Monday, June 13, 2016

BBC Paula

The general cargo ship BBC Paula arrived this morning at pier 30 to discharge more steel fabricaitons for the McInnes cement plant in Port-Daniel, Quebec.


The unmistakable hull blisters identify it as one of the Carisbrooke Shipping fleet, at least originally. Construction of the ship started at the Damen Galati shipyard in Romania. The shell was then towed to the Netherlands where it was completed by Damen's Hoogezand yard in Foxhol in 2002. Named Geja-C. it was simplified to Geja C. in 2009. In 2013 it was sold to current owners HS Schiffahrts of Haren (Ems), Germany and became BBC Paula. It was placed under the commercial management of the 140 ship strong BBC Chartering fleet.

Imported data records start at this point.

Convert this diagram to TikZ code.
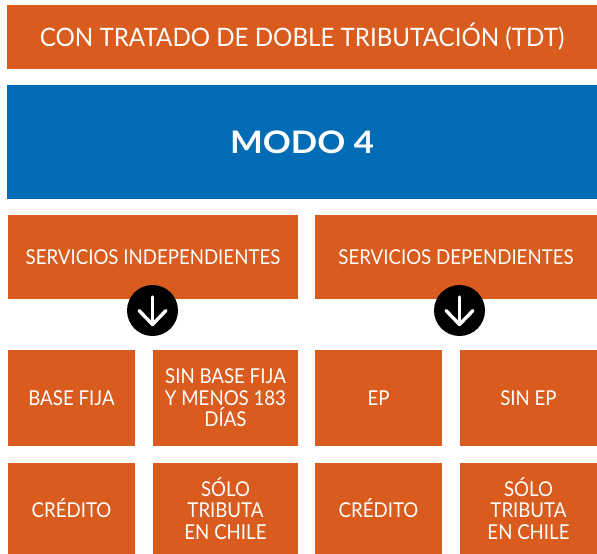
\documentclass[tikz,border=0pt]{standalone}
\usepackage{fontspec}
\setmainfont{Lato}
\newfontfamily\lightfont{Lato}[FakeStretch=0.91]
\newfontfamily\topfont{Lato}[FakeStretch=0.95]
\newfontfamily\boldfont{Lato Bold}[FakeStretch=1.12]
\definecolor{orangeA}{HTML}{D95B1E}
\definecolor{blueA}{HTML}{006CB6}
\begin{document}
\begin{tikzpicture}[x=1pt,y=-1pt,
  box/.style={fill=orangeA, text=white, inner sep=0pt, outer sep=0pt, anchor=north west, align=center,
    font=\lightfont\fontsize{20.5}{21.5}\selectfont},
  bluebox/.style={fill=blueA, text=white, inner sep=0pt, outer sep=0pt, anchor=north west,
    font=\boldfont\fontsize{31}{36}\selectfont},
  circ/.style={circle, fill=black, minimum size=51pt, inner sep=0pt},
  arr/.style={draw=white, line width=3.4pt, line cap=round, line join=round}
]
\useasboundingbox (0,0) rectangle (597,554);
\node[box, minimum width=590pt, minimum height=64pt, font=\topfont\fontsize{25.4}{28}\selectfont] (tdt) at (7,5) {CON TRATADO DE DOBLE TRIBUTACIÓN (TDT)};
\node[bluebox, minimum width=590pt, minimum height=114pt] (modo) at (7,85) {MODO 4};
\node[box, minimum width=290pt, minimum height=84pt] (indep) at (8,215) {SERVICIOS INDEPENDIENTES};
\node[box, minimum width=282pt, minimum height=84pt] (dep) at (315,215) {SERVICIOS DEPENDIENTES};
\node[box, minimum width=127pt, minimum height=96pt] (bf) at (8,350) {BASE FIJA};
\node[box, minimum width=145pt, minimum height=96pt] (sbf) at (153,350) {SIN BASE FIJA\\Y MENOS 183\\DÍAS};
\node[box, minimum width=127pt, minimum height=96pt] (ep) at (315,350) {EP};
\node[box, minimum width=137pt, minimum height=96pt] (sep) at (460,350) {SIN EP};
\node[box, minimum width=127pt, minimum height=91pt] (cr1) at (8,463) {CRÉDITO};
\node[box, minimum width=145pt, minimum height=91pt] (so1) at (153,463) {SÓLO\\TRIBUTA\\EN CHILE};
\node[box, minimum width=127pt, minimum height=91pt] (cr2) at (315,463) {CRÉDITO};
\node[box, minimum width=137pt, minimum height=91pt] (so2) at (460,463) {SÓLO\\TRIBUTA\\EN CHILE};
\node[circ] (c1) at (152.5,310.5) {};
\node[circ] (c2) at (459.5,310.5) {};
\foreach \c in {c1,c2}{
  \draw[arr] ([yshift=13.5pt]\c.center) -- ([yshift=-14pt]\c.center);
  \draw[arr] ([xshift=-13.5pt,yshift=0pt]\c.center) -- ([yshift=-14pt]\c.center) -- ([xshift=13.5pt,yshift=0pt]\c.center);
}
\end{tikzpicture}
\end{document}
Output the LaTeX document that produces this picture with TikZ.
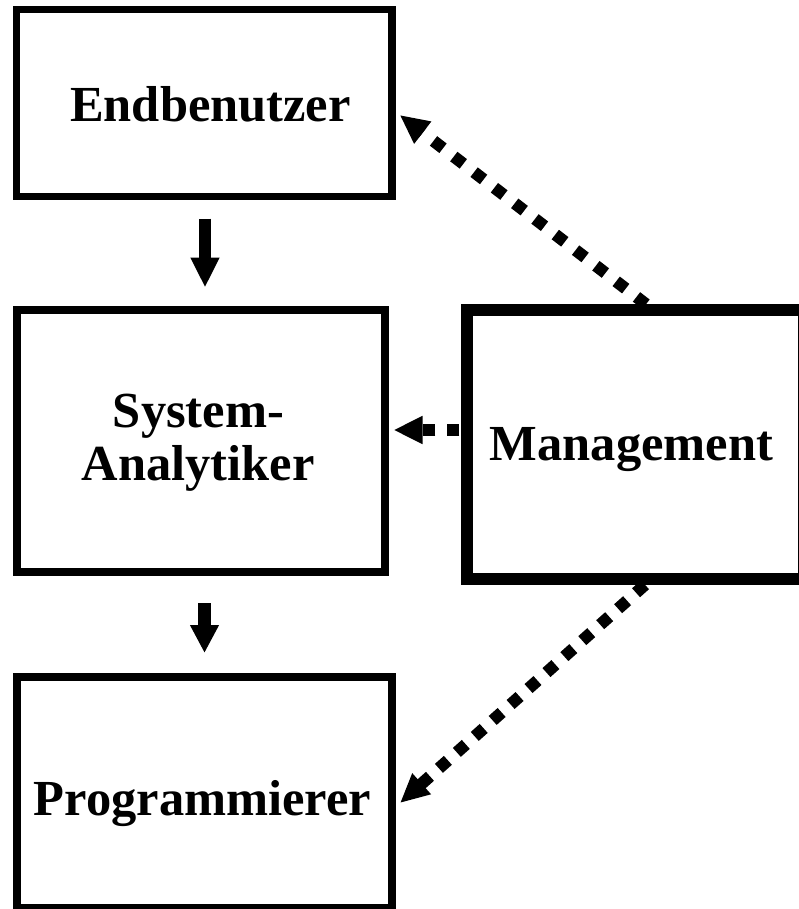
\documentclass[tikz,border=0pt]{standalone}
\usepackage{fontspec}
\setmainfont{Liberation Serif}
\usetikzlibrary{arrows.meta}
\begin{document}
\begin{tikzpicture}[x=1pt,y=-1pt,
  box/.style={draw,rectangle,inner sep=0pt},
  lbl/.style={anchor=base,inner sep=0pt,font=\fontsize{50.5}{50.5}\selectfont\bfseries},
  solidarrow/.style={line width=12.5pt,-{Triangle[length=30pt,width=27pt]}},
  dotarrow/.style={line width=12pt,-{Triangle[length=29pt,width=26pt]}}]
\useasboundingbox (0,0) rectangle (799,909);
\fill[white] (0,0) rectangle (799,909);
% boxes
\node[box,line width=7.5pt,minimum width=375.5pt,minimum height=187pt] (eb) at (204.25,103) {};
\node[box,line width=8pt,minimum width=367.5pt,minimum height=262pt] (sa) at (200.75,440.5) {};
\node[box,line width=8pt,minimum width=375pt,minimum height=231pt] (pg) at (204.5,792.5) {};
\node[box,line width=11.5pt,minimum width=337pt,minimum height=269pt] (mg) at (635.5,444.5) {};
% texts
\node[lbl] (teb) at (210.5,122) {Endbenutzer};
\node[lbl] (tsa1) at (198.5,427) {System-};
\node[lbl] (tsa2) at (198,480) {Analytiker};
\node[lbl] (tmg) at (631.5,460) {Management};
\node[lbl] (tpg) at (202.5,815) {Programmierer};
% solid arrows
\draw[solidarrow] ([xshift=0.75pt,yshift=-18.5pt]eb.south) -- ([xshift=4.25pt,yshift=18pt]sa.north);
\draw[line width=12.5pt,-{Triangle[length=28pt,width=27pt]}] ([xshift=3.75pt,yshift=-27.5pt]sa.south) -- ([yshift=20pt]pg.north);
% dotted arrows
\draw[dotarrow,dash pattern=on 12pt off 13.6pt] ([xshift=10.5pt]mg.north) -- ([xshift=4pt,yshift=-12pt]eb.east);
\draw[line width=12.5pt,dash pattern=on 12pt off 12pt,dash phase=22pt,-{Triangle[length=29pt,width=26pt]}] ([yshift=14.5pt]mg.west) -- ([xshift=5pt,yshift=10.5pt]sa.east);
\draw[dotarrow,dash pattern=on 12pt off 12pt] ([xshift=9.5pt]mg.south) -- ([xshift=4pt,yshift=-10.5pt]pg.east);
\end{tikzpicture}
\end{document}
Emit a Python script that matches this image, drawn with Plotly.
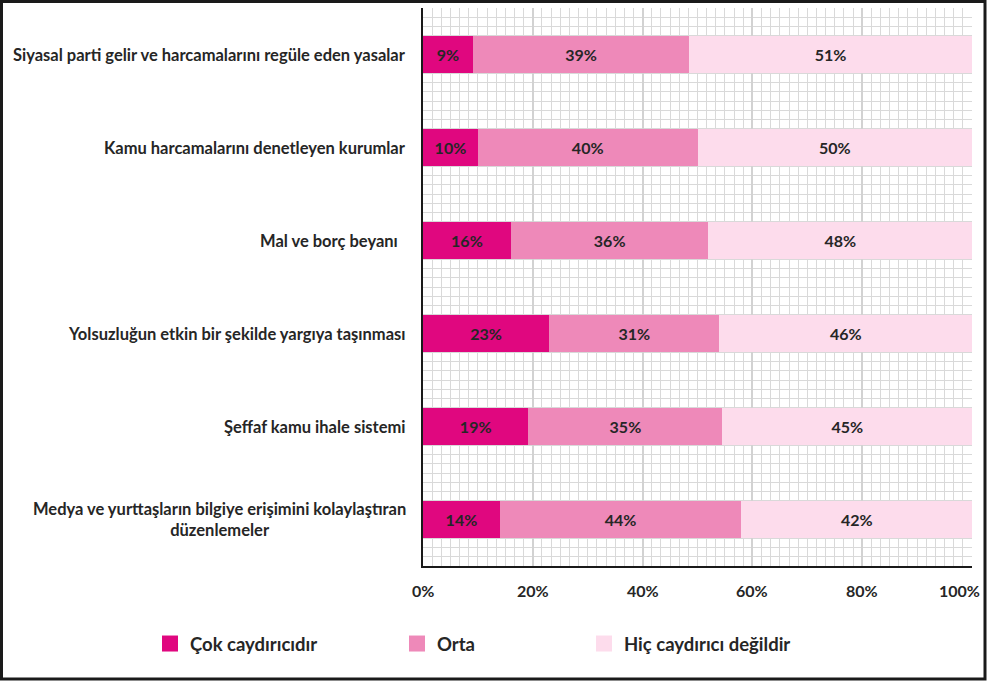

The 7511 grt, 10,618 dwt ship has removable tween decks, and hatches that can be lifted by a traveling deck gantry crane. It also has a pair of 60 tonne cargo cranes, offset on the starboard side.  Although it is more suited to break bulk cargoes, it can carry 671 nominal TEU (457 at 14 tonnes) including 60 reefers (with tween decks removed from the ship.)

If the gross and deadweight tonnages of this ship sound vaguely familiar, it may be because they are about the same as World War II era standard ships such as the Canadian Park ships:

Federal Pioneer was built by United Shipyards in Montreal in 1944 as Outrement Park for the Canadian government's Park Steamship Co.  It measured 7158 grt, 10,697 dwt.
From 1946 to 1958 it operated as Brazilian Prince for Furness Canada, until it was acquired by Federal Commerce + Navigation Co Ltd. After many years of northern supply work it was finally sold in 1970 and sailed to China for scrapping.

Similarly Oregon Shipbuilding Corp in Portland, OR built Samuel A. Worcester in 1943 as an EC2-S-C1 "Liberty" ship, measuring 7176 grt, 10,865 dwt. It was immediately signed over to the USSR under the Lend Lease program and renamed Sovetsakaya Gavan [a port of the Strait of Tartary on Russia's far east coast].
Remarkably, although laid up at various points after 1975, it was not scrapped until 1990 when it arrived in Bombay.

It is interesting to compare crew size and operating costs between these mid 20th century steamships and this modern day cargo hauler.

BBC Paula  
145.63m x 18.25m x 10.3 (depth) 14 knots on 18 tonnes/day RMG 380, crew: 12 to 14

North Sands (Canadian Park Ships)
129.5m x 17.25m x 10.6m (depth) 10.5 knots


US Liberty Ship
134.5m x 17.3m x 8.5m (draft) 11-11.5 knots on 30-36 tons/day, crew: 45 plus gunnery crew = 81.